No, it can"t be interpreted in such a way. Even if "kenyérkereső" is equivalent to "breadwinner". But when intended to be used with that meaning, the determined conjugation ("tárgyas ragozás") is required instead of the indetermined conjugation ("alanyi ragozás"). In this case, the verb "keres" is conjugated indeterminedly, so the literal meaning has to be used. The determined conjugation would be "keresi". (More on this in the reply to this comment.) (Mastering the correct usage of these two conjugation types is probably the most challenging verb-related obstacle for aspiring speakers of Hungarian language, at least for those with an Indo-European background.)

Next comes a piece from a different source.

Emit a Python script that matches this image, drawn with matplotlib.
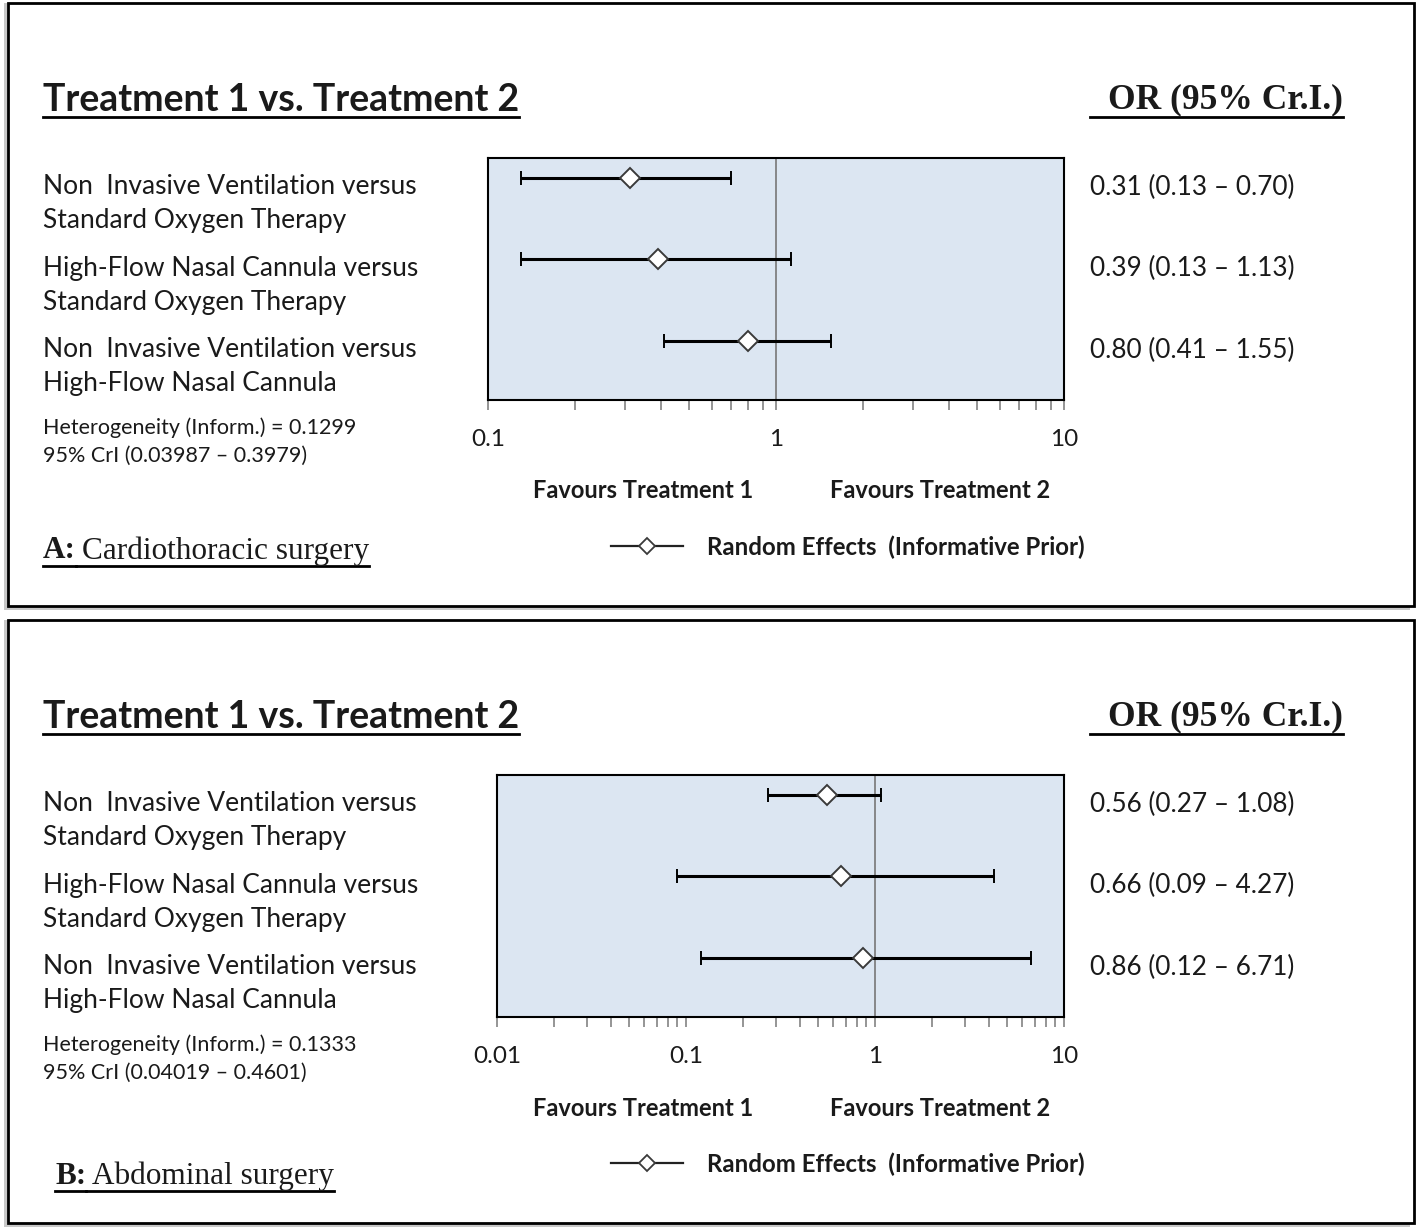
"""Two-panel forest plot (odds ratios with 95% credible intervals)."""

import matplotlib as mpl
import matplotlib.pyplot as plt
import numpy as np
from matplotlib import transforms
from matplotlib.lines import Line2D
from matplotlib.patches import Rectangle
from matplotlib.ticker import LogLocator, NullFormatter

mpl.rcParams.update({
    "font.family": "Lato",
    "axes.linewidth": 1.5,
})

W, H = 1418, 1232
SANS = "Lato"
SERIF = "Liberation Serif"
PLOT_BG = "#dce6f2"
TXT = "#1a1a1a"

# ---------- data ----------
comparisons = [
    ("Non  Invasive Ventilation versus", "Standard Oxygen Therapy"),
    ("High-Flow Nasal Cannula versus", "Standard Oxygen Therapy"),
    ("Non  Invasive Ventilation versus", "High-Flow Nasal Cannula"),
]

or_cardio = [0.31, 0.39, 0.80]
lo_cardio = [0.13, 0.13, 0.41]
hi_cardio = [0.70, 1.13, 1.55]
het_cardio = [0.1299, 0.03987, 0.3979]

or_abdo = [0.56, 0.66, 0.86]
lo_abdo = [0.27, 0.09, 0.12]
hi_abdo = [1.08, 4.27, 6.71]
het_abdo = [0.1333, 0.04019, 0.4601]

ticks_cardio = [0.1, 1, 10]
ticklabels_cardio = ["0.1", "1", "10"]
ticks_abdo = [0.01, 0.1, 1, 10]
ticklabels_abdo = ["0.01", "0.1", "1", "10"]

fig = plt.figure(figsize=(W / 100, H / 100), dpi=100)


def fx(px):
    return px / W


def fy(py):
    return 1 - py / H


underlines = []  # (text artist, y pixel, x-start override or None)


def _panel(dy, ax_left, odds, lo, hi, het, ticks, ticklabels, letter, surgery,
           label_x, label_y):
    # panel frame with soft shadow
    fig.add_artist(Rectangle((fx(4), fy(dy + 610)), fx(1410) - fx(4), 607 / H,
                             transform=fig.transFigure, facecolor="#c8c8c8",
                             edgecolor="none", zorder=-2))
    fig.add_artist(Rectangle((fx(8), fy(dy + 606)), fx(1414) - fx(8), 603 / H,
                             transform=fig.transFigure, facecolor="white",
                             edgecolor="black", linewidth=2, zorder=-1))

    ax = fig.add_axes([fx(ax_left), fy(dy + 400), fx(1064) - fx(ax_left), 242 / H])
    ax.set_facecolor(PLOT_BG)
    y = np.arange(len(odds), 0, -1)
    odds = np.array(odds); lo = np.array(lo); hi = np.array(hi)
    ax.axvline(1, color="#808080", linewidth=1.3, zorder=1)
    ax.errorbar(odds, y, xerr=[odds - lo, hi - odds], fmt="D", color="black",
                ecolor="black", elinewidth=2.2, capsize=5, capthick=2.2,
                mfc="white", mec="#3a3a3a", mew=1.4, ms=10.5, zorder=3)
    ax.set_xscale("log")
    ax.set_xlim(ticks[0], ticks[-1])
    ax.set_ylim(0.276, 3.245)
    ax.set_yticks([])
    ax.set_xticks(ticks, ticklabels)
    ax.xaxis.set_minor_locator(LogLocator(base=10, subs=np.arange(2, 10)))
    ax.xaxis.set_minor_formatter(NullFormatter())
    ax.tick_params(axis="x", which="both", direction="out", length=7, width=1.3,
                   color="#8c8c8c", labelsize=17.5, pad=14, labelcolor=TXT)
    for spine in ax.spines.values():
        spine.set_color("black")

    # header texts
    t = fig.text(fx(43), fy(dy + 100), "Treatment 1 vs. Treatment 2", fontsize=27,
                 fontweight="bold", family=SANS, va="center", ha="left", color=TXT)
    underlines.append((t, dy + 117, None))
    t = fig.text(fx(1343), fy(dy + 100), "OR (95% Cr.I.)", fontsize=25.5,
                 fontweight="bold", family=SERIF, va="center", ha="right", color=TXT)
    underlines.append((t, dy + 117, 1090))

    # row labels and OR values, anchored to each row's data position
    trans = transforms.blended_transform_factory(fig.transFigure, ax.transData)
    for yi, (l1, l2), o, a, b in zip(y, comparisons, odds, lo, hi):
        off1 = transforms.offset_copy(trans, fig=fig, y=-9, units="dots")
        off2 = transforms.offset_copy(trans, fig=fig, y=-43, units="dots")
        fig.text(fx(43), yi, l1, transform=off1, fontsize=19, va="center", color=TXT)
        fig.text(fx(43), yi, l2, transform=off2, fontsize=19, va="center", color=TXT)
        fig.text(fx(1090), yi, f"{o:.2f} ({a:.2f} \u2013 {b:.2f})", transform=off1,
                 fontsize=18.8, va="center", color=TXT)

    fig.text(fx(43), fy(dy + 428), f"Heterogeneity (Inform.) = {het[0]}", fontsize=15.5,
             va="center", color=TXT)
    fig.text(fx(43), fy(dy + 456), f"95% CrI ({het[1]} \u2013 {het[2]})", fontsize=15.5,
             va="center", color=TXT)

    fig.text(fx(643), fy(dy + 491), "Favours Treatment 1", fontsize=17, fontweight="bold",
             ha="center", va="center", color=TXT)
    fig.text(fx(940), fy(dy + 491), "Favours Treatment 2", fontsize=17, fontweight="bold",
             ha="center", va="center", color=TXT)

    handle = Line2D([], [], color="#222222", linewidth=1.6, marker="D", ms=8,
                    mfc="white", mec="#3a3a3a", mew=1.3)
    fig.legend([handle], ["Random Effects  (Informative Prior)"], loc="center left",
               bbox_to_anchor=(fx(611), fy(dy + 547)), frameon=False, borderpad=0,
               borderaxespad=0, handlelength=3.0, handletextpad=1.0,
               prop={"family": SANS, "weight": "bold", "size": 17.3}, labelcolor=TXT)

    # panel caption, e.g. "A: Cardiothoracic surgery"
    t1 = fig.text(fx(label_x), fy(dy + label_y), f"{letter}:", fontsize=22.5,
                  fontweight="bold", family=SERIF, va="center", color=TXT)
    underlines.append((t1, dy + label_y + 15, None))
    fig.canvas.draw()
    bb = t1.get_window_extent()
    t2 = fig.text(fx(bb.x1) + fx(6), fy(dy + label_y), surgery, fontsize=22.5,
                  family=SERIF, va="center", color=TXT)
    underlines.append((t2, dy + label_y + 15, bb.x1))
    return ax


_panel(0, 488, or_cardio, lo_cardio, hi_cardio, het_cardio, ticks_cardio,
       ticklabels_cardio, "A", "Cardiothoracic surgery", 43, 551)
_panel(617, 497, or_abdo, lo_abdo, hi_abdo, het_abdo, ticks_abdo,
       ticklabels_abdo, "B", "Abdominal surgery", 55, 559)

fig.canvas.draw()
renderer = fig.canvas.get_renderer()
for t, ypx, x0 in underlines:
    bb = t.get_window_extent(renderer)
    start = bb.x0 if x0 is None else x0
    fig.add_artist(Line2D([fx(start), fx(bb.x1)], [fy(ypx), fy(ypx)],
                          transform=fig.transFigure, color="black", linewidth=2))

fig.savefig("out.png", dpi=100)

In order to illustrate the two conjugations, let"s take the following sentences: "Péter kenyeret keres.", "Péter keresi kenyerét."/"Péter kenyerét keresi". In the sentence "Péter kenyeret keres." the indetermined conjugation is used, and this sentence just means that Péter is looking for (some kind of) bread. (A general, non-specified object.) But in the sentence "Péter kenyerét keresi.", the determined conjugation is used, in which the verb requires a determined, specified object. This latter sentence literally means "Péter is looking for his bread." and will be translated to English as "Péter is earning his bread". More about the Hungarian conjugation types: https://myhunlang.com/2010/02/07/the-difference-between-definite-and-indefinite-conjugation/ https://hungaryforyou.wordpress.com/2013/03/16/conjugation/ https://hunlang.files.wordpress.com/2013/09/summary_for_hungarian_verbs1.pdf
Honestly, I'm starting to think you are a troll. You seem to have some idea about how things works and mix them up in theoretically meaningful but nonexistent ways.
(...) Jó kenyeret keres (...) is grammatical, no matter the context, later you bring up possessional sentences that are indeed treated definite but have nothing to do with the given sentence.